NOW, THEREFORE, in consideration of the premises and the mutual agreements,
provisions and covenants herein contained, the parties hereto hereby agree, in
accordance with the Nevada Revised Statutes and the Florida Business Corporation
Act, that Triton-Florida shall be, at the Effective Date (as hereinafter
defined), merged into a single corporation existing under the laws of the State
of Nevada, to wit, Triton-Nevada, which shall be the Surviving Corporation, and
the parties hereto adopt and agree to the following agreements, terms and
conditions relating to the Merger and the mode of carrying the same into effect:
I. SHAREHOLDERS' CONSENTS; FILINGS; EFFECTS OF MERGER
1.1. Action by Shareholders of Triton-Florida. Triton-Florida shall obtain
the approval of its shareholders, in accordance with the Florida Business
Corporation Act, at the earliest practicable date, which written consent shall,
among other matters, adopt and ratify this Agreement.

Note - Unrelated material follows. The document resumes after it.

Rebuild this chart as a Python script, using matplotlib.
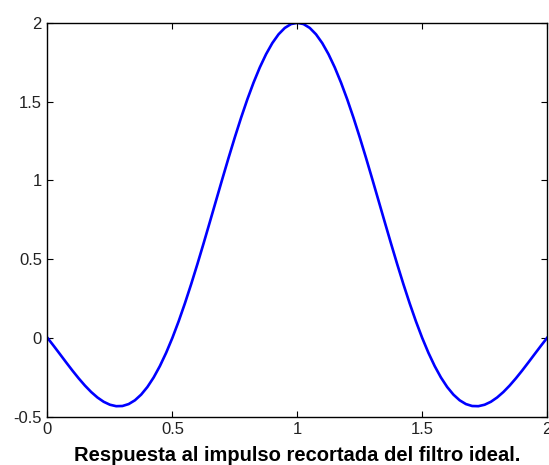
import matplotlib
matplotlib.use("Agg")
import matplotlib.pyplot as plt

# impulse response, step 0.025
x_vals = [i * 0.025 for i in range(81)]
y_vals = [0.0, -0.0511, -0.1035, -0.1562, -0.2079, -0.2572, -0.3030, -0.3438,
          -0.3784, -0.4057, -0.4244, -0.4336, -0.4325, -0.4202, -0.3962, -0.3601,
          -0.3118, -0.2513, -0.1788, -0.0948, 0.0, 0.1048, 0.2186, 0.3400,
          0.4677, 0.6002, 0.7358, 0.8727, 1.0091, 1.1432, 1.2732, 1.3973,
          1.5137, 1.6206, 1.7168, 1.8006, 1.8710, 1.9268, 1.9673, 1.9918,
          2.0,
          1.9918, 1.9673, 1.9268, 1.8710, 1.8006, 1.7168, 1.6206, 1.5137,
          1.3973, 1.2732, 1.1432, 1.0091, 0.8727, 0.7358, 0.6002, 0.4677,
          0.3400, 0.2186, 0.1048, 0.0, -0.0948, -0.1788, -0.2513, -0.3118,
          -0.3601, -0.3962, -0.4202, -0.4325, -0.4336, -0.4244, -0.4057, -0.3784,
          -0.3438, -0.3030, -0.2572, -0.2079, -0.1562, -0.1035, -0.0511, 0.0]

x_ticks = [0, 0.5, 1, 1.5, 2]
x_ticklabels = ["0", "0.5", "1", "1.5", "2"]
y_ticks = [-0.5, 0, 0.5, 1, 1.5, 2]
y_ticklabels = ["-0.5", "0", "0.5", "1", "1.5", "2"]
xlabel = "Respuesta al impulso recortada del filtro ideal."

plt.rcParams["font.family"] = ["Liberation Sans", "DejaVu Sans"]

fig = plt.figure(figsize=(5.49, 4.65), dpi=100)
ax = fig.add_axes([0.0865, 0.104, 0.910, 0.847])

ax.plot(x_vals, y_vals, color="#0000ff", linewidth=1.9)

ax.set_xlim(0, 2)
ax.set_ylim(-0.5, 2)
ax.set_xticks(x_ticks)
ax.set_xticklabels(x_ticklabels)
ax.set_yticks(y_ticks)
ax.set_yticklabels(y_ticklabels)

ax.tick_params(direction="in", length=4.5, width=0.8, top=True, right=True,
               labelsize=12, pad=4, colors="black")
ax.tick_params(axis="y", pad=4)
for lbl in ax.get_xticklabels() + ax.get_yticklabels():
    lbl.set_color("#222222")
for s in ax.spines.values():
    s.set_linewidth(1.0)

ax.set_xlabel(xlabel, fontsize=14.5, fontweight="bold", labelpad=6)

fig.savefig("out.png", dpi=100)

1.2. Action by Triton-Florida as Sole Shareholder of Triton-Nevada. At the
earliest practicable date, Triton-Florida, as the sole shareholder of
Triton-Nevada, shall adopt this Agreement in accordance with the Nevada Revised
Statutes.
1.3. Filing of Articles of Merger; Effective Date. If (a) this Agreement is
adopted by the shareholders of Triton-Florida, in accordance with the Florida
Business Corporation Act, (b) this Agreement has been adopted by Triton-Florida
as the sole shareholder of Triton-Nevada, in accordance with the Nevada Revised
Statutes, and (c) this Agreement is not thereafter, and has not theretofore
been, terminated or abandoned as permitted by the provisions hereof, then an
Articles of Merger shall be filed and recorded in accordance with the Nevada
Revised Statutes and an Articles of Merger shall be filed and recorded in
accordance with the Florida Business Corporation Act. Such filings shall be made
on the same day. The Merger shall become effective at 9:00 A.M. on the calendar
day following the day of such filing in Nevada, which date and time is herein
referred to as the "Effective Date".
1.4. Certain Effects of Merger. On the Effective Date, the separate
existence of Triton-Florida shall cease, and Triton-Florida shall be merged into
Triton-Nevada which, as the Surviving Corporation, shall possess all the rights,
privileges, powers and franchises, of a public as well as of a private nature,
and be subject to all the restrictions, disabilities and duties of each of the
Constituent Corporations; and all and singular, the rights, privileges, powers
and franchises of the Constituent Corporations, and all property, real, personal
and mixed, and all debts due to the Constituent Corporations on whatever
account, as well as for stock subscriptions and all other things in action or
belonging to such Constituent Corporations, shall be vested in the Surviving
Corporation; and all property, rights, privileges, powers and franchises, and
all and every other interest shall be thereafter as effectually the property of
the Surviving Corporation as they were of the Constituent Corporations, and the
title to any real estate vested by deed or otherwise, under the laws of Florida,
Nevada or any other jurisdiction, in any of the Constituent Corporations, shall
not revert or be in any way impaired; but all rights of creditors and all liens
upon any property of any of the Constituent Corporations shall be preserved
unimpaired, and all debts, liabilities and duties of the Constituent
Corporations shall thenceforth attach to the Surviving Corporation and may be
enforced against it to the same extent as if said debts, liabilities and duties
had been incurred or contracted by it. At any time, or from time to time, after
the Effective Date, the last acting officers of Triton-Florida, or the
corresponding officers of the Surviving Corporation, may, in the name of
Triton-Florida, execute and deliver all such proper deeds, assignments and other
instruments and take or cause to be taken all such further or other action as
the Surviving Corporation may deem necessary or desirable in order to vest,
perfect or confirm in the Surviving Corporation title to and possession of all
of the Constituent Corporations' property, rights, privileges, powers,
franchises, immunities and interests and otherwise to carry out the purposes of
this Agreement.
II. NAME OF SURVIVING CORPORATION; ARTICLES OF INCORPORATION; BYLAWS
2.1. Name of Surviving Corporation. The name of the surviving corporation
from and after the Effective Date shall be "Triton Asset Management, Inc.",
which change in name shall be reflected in an Articles of Amendment to Articles
of Incorporation to be filed with the Secretary of State of Nevada
simultaneously with the Articles of Merger.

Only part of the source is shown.